The stress is given as, F/A.

Young modulus is given as, Y.

When a sound wave is traveling in the medium in such a way that the vibration of the particles of the medium is parallel to the direction of propagation of the wave, then it is known as a longitudinal wave.
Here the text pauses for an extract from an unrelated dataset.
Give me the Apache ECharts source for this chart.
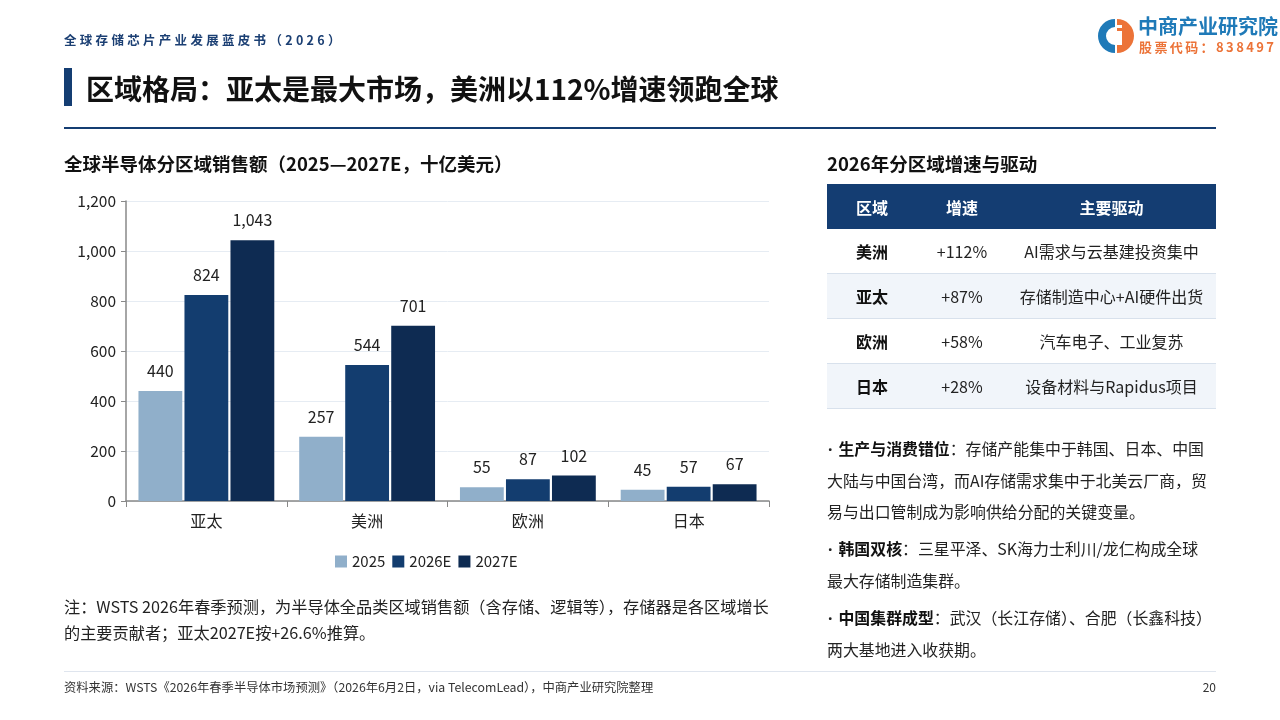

If the particles of the medium are vibration perpendicular to the direction of the propagation of the wave, the wave is known as a transverse wave.
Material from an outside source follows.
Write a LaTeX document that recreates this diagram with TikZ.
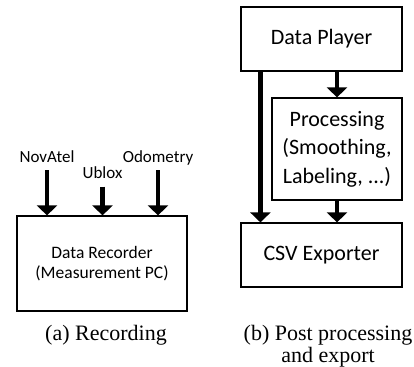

The velocity of the longitudinal wave can be written as,

\({v_{{\rm{longitudinal}}}} = \sqrt {\frac{Y}{\rho }} \) 

Here \(\rho \)is the density of the medium.

The velocity of the transverse wave can be written as,

\({v_{{\rm{transverse}}}} = \sqrt {\frac{F}{\mu }} \)

Here \(\mu \)is the mass per unit length. 

We need to find the stress when the velocity of the longitudinal wave is equal to 30 times the velocity of the transverse wave.

Thus, we can write,

\({v_{{\rm{longitudinal}}}} = 30{v_{{\rm{transverse}}}}\) 

Substitute the values in the above expression, and we get,

\(\begin{array}{c}\sqrt {\frac{Y}{\rho }}  = 30\sqrt {\frac{F}{\mu }} \\\frac{Y}{\rho } = 900\frac{F}{\mu }\end{array}\)                                                                                                                            (1)

The density and mass per unit length are related as,

\(\frac{\rho }{A} = \mu \) 

Where \(A\) is the cross-section area of the wire.

Now equation 1 can be written as,

\(\begin{array}{c}\frac{Y}{\rho } = 900\frac{F}{{\frac{\rho }{A}}}\\Y = 900\frac{F}{A}\\\frac{F}{A} = Y/900\end{array}\) 

Thus, stress must be \(\frac{F}{A} = Y/900\), which means 1/900 of the young modulus of the wire to satisfy the given condition.